◆ Source data:

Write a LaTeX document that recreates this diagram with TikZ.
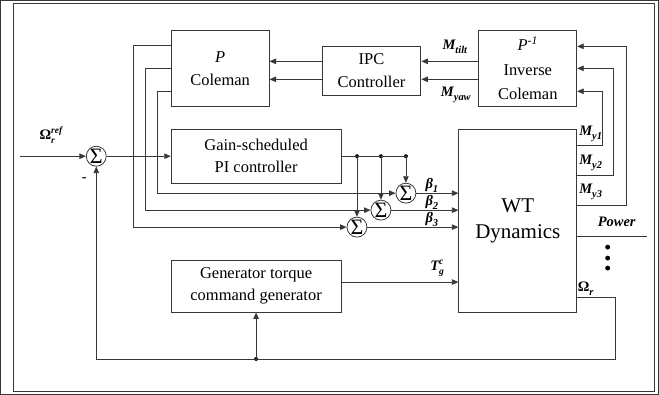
\documentclass[tikz,border=0pt]{standalone}
\usepackage{fontspec}
\setmainfont{Liberation Serif}
\usetikzlibrary{arrows.meta}
\definecolor{ln}{gray}{0.22}
\newcommand{\ssup}[3]{#1\rlap{\raisebox{-0.28em}{\fontsize{9.5}{9.5}\selectfont #2}}\raisebox{0.45em}{\fontsize{9.5}{9.5}\selectfont #3}}
\newcommand{\ssub}[2]{#1\raisebox{-0.28em}{\fontsize{10.5}{10.5}\selectfont #2}}
\begin{document}
\begin{tikzpicture}[x=1pt,y=-1pt,line width=0.8pt,
  box/.style={draw=ln,line width=0.9pt,inner sep=0pt,align=center,font=\fontsize{16.5}{23}\selectfont},
  sumn/.style={circle,draw=ln,line width=0.8pt,minimum size=20pt,inner sep=0pt,font=\fontsize{22}{22}\selectfont},
  arr/.style={-{Triangle[length=6.5pt,width=5.5pt]}},
  lbl/.style={font=\fontsize{14.5}{14.5}\selectfont\bfseries\itshape,inner sep=0pt},
  dotn/.style={circle,fill=black,inner sep=0pt,minimum size=4pt},
  every path/.append style={draw=ln}]
\useasboundingbox (0,0) rectangle (659,394);
\draw[line width=1pt] (13,3) rectangle (655,392);
% blocks
\node[box,minimum width=98pt,minimum height=76pt] (P) at (220,68) {\textit{P}\\Coleman};
\node[box,minimum width=99pt,minimum height=49pt] (IPC) at (371.5,70.5) {IPC\\Controller};
\node[box,minimum width=98pt,minimum height=76pt,font=\fontsize{16.5}{24.5}\selectfont] (Inv) at (528,68) {\textit{P}\textsuperscript{\textit{-1}}\\Inverse\\Coleman};
\node[box,minimum width=170pt,minimum height=54pt,font=\fontsize{16.5}{22}\selectfont] (PI) at (256,156) {Gain-scheduled\\PI controller};
\node[box,minimum width=170pt,minimum height=52pt,font=\fontsize{16.5}{22}\selectfont] (Gen) at (256,286) {Generator torque\\command generator};
\node[box,minimum width=118pt,minimum height=183pt,font=\fontsize{21}{26}\selectfont] (WT) at (518,220.5) {WT\\Dynamics};
% summers
\node[sumn] (s0) at (96,156) {\raisebox{-0.5pt}{Σ}};
\node[sumn] (s1) at (406,193) {\raisebox{-0.5pt}{Σ}};
\node[sumn] (s2) at (381,210) {\raisebox{-0.5pt}{Σ}};
\node[sumn] (s3) at (357,227) {\raisebox{-0.5pt}{Σ}};
\node[dotn] (d1) at (406,156) {};
\node[dotn] (d2) at (381,156) {};
\node[dotn] (d3) at (357,156) {};
\node[dotn] (fb) at (256,359) {};
\coordinate (in) at (20,156);
% input and PI
\draw[arr] (in) -- (s0);
\draw[arr] (s0) -- (PI);
\draw (PI.east) -- (d1.center);
\draw[arr] (d1.center) -- (s1);
\draw[arr] (d2.center) -- (s2);
\draw[arr] (d3.center) -- (s3);
\draw[arr] (s1) -- (s1 -| WT.west);
\draw[arr] (s2) -- (s2 -| WT.west);
\draw[arr] (s3) -- (s3 -| WT.west);
% P Coleman outputs
\draw[arr] ([yshift=23pt]P.west) -- (133,45) |- (s3);
\draw[arr] (P.west) -- (145,68) |- (s2);
\draw[arr] ([yshift=-23pt]P.west) -- (157,91) |- (s1);
% IPC chain
\draw[arr] (Inv.west |- 0,61) -- (IPC.east |- 0,61);
\draw[arr] (Inv.west |- 0,79) -- (IPC.east |- 0,79);
\draw[arr] (IPC.west |- 0,61) -- (P.east |- 0,61);
\draw[arr] (IPC.west |- 0,79) -- (P.east |- 0,79);
% measurements
\draw[arr] (WT.east |- 0,145) -- (603,145) |- ([yshift=-23pt]Inv.east);
\draw[arr] (WT.east |- 0,175) -- (614,175) |- (Inv.east);
\draw[arr] (WT.east |- 0,205) -- (627,205) |- ([yshift=22pt]Inv.east);
\draw (WT.east |- 0,236) -- (647,236);
\fill[black] (608,247) circle (2pt) (608,258) circle (2pt) (608,268) circle (2pt);
% feedback
\draw[arr] (WT.east |- 0,297) -- (616,297) |- (fb.center) -| (s0);
\draw[arr] (fb.center) -- (Gen.south);
\draw[arr] ([yshift=4pt]Gen.east) -- ([yshift=4pt]Gen.east -| WT.west);
% labels
\node[lbl,font=\fontsize{14.5}{14.5}\selectfont\bfseries] at (51,135) {\ssup{Ω}{\textit{r}}{\textit{ref}}};
\node[lbl,font=\fontsize{14}{14}\selectfont\bfseries] at (84,179) {-};
\node[lbl] at (455,46) {\ssub{M}{tilt}};
\node[lbl] at (456,95) {\ssub{M}{yaw}};
\node[lbl] at (432,185) {\ssub{β}{1}};
\node[lbl] at (432,202) {\ssub{β}{2}};
\node[lbl] at (432,219) {\ssub{β}{3}};
\node[lbl] at (437,268) {\ssup{T}{g}{c}};
\node[lbl] at (591,134) {\ssub{M}{y1}};
\node[lbl] at (591,163) {\ssub{M}{y2}};
\node[lbl] at (591,192) {\ssub{M}{y3}};
\node[lbl] at (617,222) {Power};
\node[lbl,font=\fontsize{14.5}{14.5}\selectfont\bfseries] at (586,289) {\ssub{Ω}{\textit{r}}};
\end{tikzpicture}
\end{document}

◆ Task directions: Without including any pictures, print all of the material exactly as given.

◆ Written solution:
Write a LaTeX document that recreates this diagram with TikZ.
\documentclass[tikz,border=0pt]{standalone}
\usepackage{fontspec}
\setmainfont{Liberation Serif}
\usetikzlibrary{arrows.meta}
\definecolor{ln}{gray}{0.22}
\newcommand{\ssup}[3]{#1\rlap{\raisebox{-0.28em}{\fontsize{9.5}{9.5}\selectfont #2}}\raisebox{0.45em}{\fontsize{9.5}{9.5}\selectfont #3}}
\newcommand{\ssub}[2]{#1\raisebox{-0.28em}{\fontsize{10.5}{10.5}\selectfont #2}}
\begin{document}
\begin{tikzpicture}[x=1pt,y=-1pt,line width=0.8pt,
  box/.style={draw=ln,line width=0.9pt,inner sep=0pt,align=center,font=\fontsize{16.5}{23}\selectfont},
  sumn/.style={circle,draw=ln,line width=0.8pt,minimum size=20pt,inner sep=0pt,font=\fontsize{22}{22}\selectfont},
  arr/.style={-{Triangle[length=6.5pt,width=5.5pt]}},
  lbl/.style={font=\fontsize{14.5}{14.5}\selectfont\bfseries\itshape,inner sep=0pt},
  dotn/.style={circle,fill=black,inner sep=0pt,minimum size=4pt},
  every path/.append style={draw=ln}]
\useasboundingbox (0,0) rectangle (659,394);
\draw[line width=1pt] (13,3) rectangle (655,392);
% blocks
\node[box,minimum width=98pt,minimum height=76pt] (P) at (220,68) {\textit{P}\\Coleman};
\node[box,minimum width=99pt,minimum height=49pt] (IPC) at (371.5,70.5) {IPC\\Controller};
\node[box,minimum width=98pt,minimum height=76pt,font=\fontsize{16.5}{24.5}\selectfont] (Inv) at (528,68) {\textit{P}\textsuperscript{\textit{-1}}\\Inverse\\Coleman};
\node[box,minimum width=170pt,minimum height=54pt,font=\fontsize{16.5}{22}\selectfont] (PI) at (256,156) {Gain-scheduled\\PI controller};
\node[box,minimum width=170pt,minimum height=52pt,font=\fontsize{16.5}{22}\selectfont] (Gen) at (256,286) {Generator torque\\command generator};
\node[box,minimum width=118pt,minimum height=183pt,font=\fontsize{21}{26}\selectfont] (WT) at (518,220.5) {WT\\Dynamics};
% summers
\node[sumn] (s0) at (96,156) {\raisebox{-0.5pt}{Σ}};
\node[sumn] (s1) at (406,193) {\raisebox{-0.5pt}{Σ}};
\node[sumn] (s2) at (381,210) {\raisebox{-0.5pt}{Σ}};
\node[sumn] (s3) at (357,227) {\raisebox{-0.5pt}{Σ}};
\node[dotn] (d1) at (406,156) {};
\node[dotn] (d2) at (381,156) {};
\node[dotn] (d3) at (357,156) {};
\node[dotn] (fb) at (256,359) {};
\coordinate (in) at (20,156);
% input and PI
\draw[arr] (in) -- (s0);
\draw[arr] (s0) -- (PI);
\draw (PI.east) -- (d1.center);
\draw[arr] (d1.center) -- (s1);
\draw[arr] (d2.center) -- (s2);
\draw[arr] (d3.center) -- (s3);
\draw[arr] (s1) -- (s1 -| WT.west);
\draw[arr] (s2) -- (s2 -| WT.west);
\draw[arr] (s3) -- (s3 -| WT.west);
% P Coleman outputs
\draw[arr] ([yshift=23pt]P.west) -- (133,45) |- (s3);
\draw[arr] (P.west) -- (145,68) |- (s2);
\draw[arr] ([yshift=-23pt]P.west) -- (157,91) |- (s1);
% IPC chain
\draw[arr] (Inv.west |- 0,61) -- (IPC.east |- 0,61);
\draw[arr] (Inv.west |- 0,79) -- (IPC.east |- 0,79);
\draw[arr] (IPC.west |- 0,61) -- (P.east |- 0,61);
\draw[arr] (IPC.west |- 0,79) -- (P.east |- 0,79);
% measurements
\draw[arr] (WT.east |- 0,145) -- (603,145) |- ([yshift=-23pt]Inv.east);
\draw[arr] (WT.east |- 0,175) -- (614,175) |- (Inv.east);
\draw[arr] (WT.east |- 0,205) -- (627,205) |- ([yshift=22pt]Inv.east);
\draw (WT.east |- 0,236) -- (647,236);
\fill[black] (608,247) circle (2pt) (608,258) circle (2pt) (608,268) circle (2pt);
% feedback
\draw[arr] (WT.east |- 0,297) -- (616,297) |- (fb.center) -| (s0);
\draw[arr] (fb.center) -- (Gen.south);
\draw[arr] ([yshift=4pt]Gen.east) -- ([yshift=4pt]Gen.east -| WT.west);
% labels
\node[lbl,font=\fontsize{14.5}{14.5}\selectfont\bfseries] at (51,135) {\ssup{Ω}{\textit{r}}{\textit{ref}}};
\node[lbl,font=\fontsize{14}{14}\selectfont\bfseries] at (84,179) {-};
\node[lbl] at (455,46) {\ssub{M}{tilt}};
\node[lbl] at (456,95) {\ssub{M}{yaw}};
\node[lbl] at (432,185) {\ssub{β}{1}};
\node[lbl] at (432,202) {\ssub{β}{2}};
\node[lbl] at (432,219) {\ssub{β}{3}};
\node[lbl] at (437,268) {\ssup{T}{g}{c}};
\node[lbl] at (591,134) {\ssub{M}{y1}};
\node[lbl] at (591,163) {\ssub{M}{y2}};
\node[lbl] at (591,192) {\ssub{M}{y3}};
\node[lbl] at (617,222) {Power};
\node[lbl,font=\fontsize{14.5}{14.5}\selectfont\bfseries] at (586,289) {\ssub{Ω}{\textit{r}}};
\end{tikzpicture}
\end{document}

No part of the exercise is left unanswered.